Data supplied:
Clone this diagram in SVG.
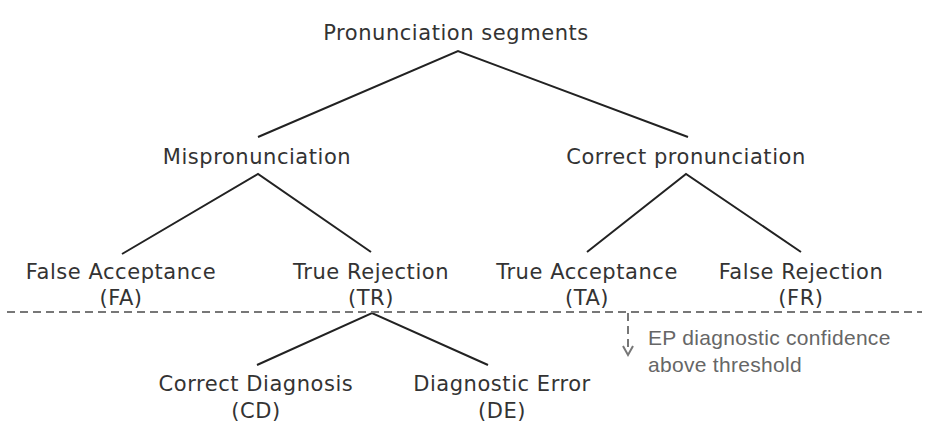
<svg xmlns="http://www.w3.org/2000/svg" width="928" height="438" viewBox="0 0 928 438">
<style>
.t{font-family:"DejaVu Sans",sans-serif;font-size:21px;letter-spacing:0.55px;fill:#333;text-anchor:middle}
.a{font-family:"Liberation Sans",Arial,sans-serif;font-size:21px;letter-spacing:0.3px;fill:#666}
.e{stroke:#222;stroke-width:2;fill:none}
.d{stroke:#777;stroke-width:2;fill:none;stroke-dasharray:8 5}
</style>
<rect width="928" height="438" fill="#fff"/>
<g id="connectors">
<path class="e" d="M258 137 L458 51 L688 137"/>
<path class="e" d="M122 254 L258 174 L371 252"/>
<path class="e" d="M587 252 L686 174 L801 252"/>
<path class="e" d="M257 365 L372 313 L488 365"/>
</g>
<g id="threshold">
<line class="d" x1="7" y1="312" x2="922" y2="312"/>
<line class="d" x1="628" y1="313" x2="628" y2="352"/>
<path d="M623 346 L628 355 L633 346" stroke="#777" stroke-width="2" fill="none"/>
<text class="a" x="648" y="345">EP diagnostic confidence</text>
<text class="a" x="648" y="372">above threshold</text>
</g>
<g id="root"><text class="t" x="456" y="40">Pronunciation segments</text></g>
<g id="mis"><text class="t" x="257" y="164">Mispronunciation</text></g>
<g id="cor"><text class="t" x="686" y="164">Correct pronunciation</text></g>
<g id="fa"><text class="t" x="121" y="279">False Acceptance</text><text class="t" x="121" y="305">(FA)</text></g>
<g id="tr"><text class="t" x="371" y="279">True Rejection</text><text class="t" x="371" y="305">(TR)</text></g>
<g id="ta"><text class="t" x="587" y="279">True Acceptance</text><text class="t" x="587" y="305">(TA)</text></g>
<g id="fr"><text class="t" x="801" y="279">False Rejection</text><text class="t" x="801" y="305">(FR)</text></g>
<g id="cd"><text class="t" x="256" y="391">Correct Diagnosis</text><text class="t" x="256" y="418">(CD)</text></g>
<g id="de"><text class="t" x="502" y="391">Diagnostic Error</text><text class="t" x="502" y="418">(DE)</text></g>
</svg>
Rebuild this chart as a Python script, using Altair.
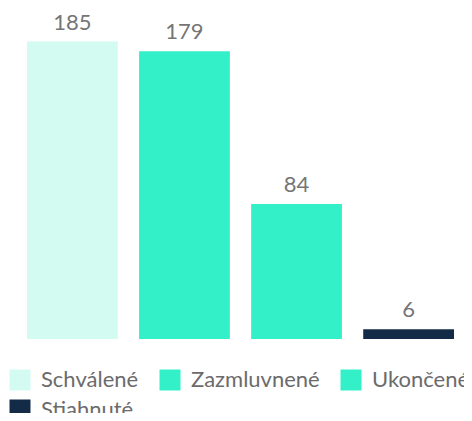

The exercise:
Find the lines above holding the word "this" and show them.

Task result:
Clone this diagram in SVG.
Rebuild this chart as a Python script, using Altair.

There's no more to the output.